Brian, thank you for this very interesting “story behind the story” of the Protocols. Although, as you note, pretty much everyone knows that they were a forgery, the story of how the forgery was revealed is not so widely known at all. I for one am grateful to have learned some important history today. I look forward to hearing about other interesting gems you might discover during your work at the Wiener Library.
Also, if anyone is interested in learning more about Rev. James Parkes, (someone I had never before heard of until now) Covenant Magazine has a sympathetic biography of him and his work. Here is a short excerpt:
Abstract: James Parkes, an Anglican priest, a groundbreaking historian and radical theologian, was arguably the best friend of the Jewish people ever to arise from the innermost recesses of Christianity. Born on the Island of Guernsey in 1896, he devoted his life to loving and saving Jews: from the designs of missionaries, from antisemitism in all its guises, from the clutches of Nazi predators, and from all who would deny the Jewish people a national life in their own homeland. After recounting highlights of a life well spent, “A Final Reckoning” ruminates upon Parkes’ character, pecularities, and discontents in the final days of his life.

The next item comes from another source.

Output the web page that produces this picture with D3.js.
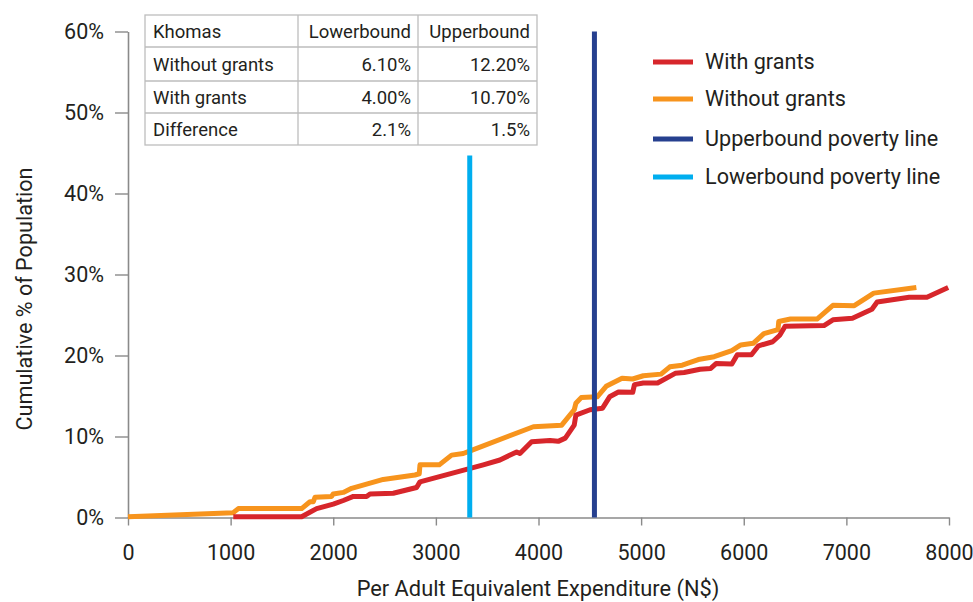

Imagine…if one can, a man who–decades before the Holocaust and long before the full effects of mixing with Jews were felt–grasped the extent of the historic acts of injustice of Christians toward Jewry and determined to atone for them by ending them. Imagine how, in his incredible capacity for empathy, he was able to penetrate through layers and layers of denigration and centuries of hardening the heart in order to feel the Jews’ pain and victimization. Imagine the power of discovery that enabled him to internalize the message and fate of Judaism as well as the intellectual daring that enabled him to apply these insights to the reformulation of the classic Christian faith in which he was so deeply rooted. This is the man – Ecce Homo – James Parkes.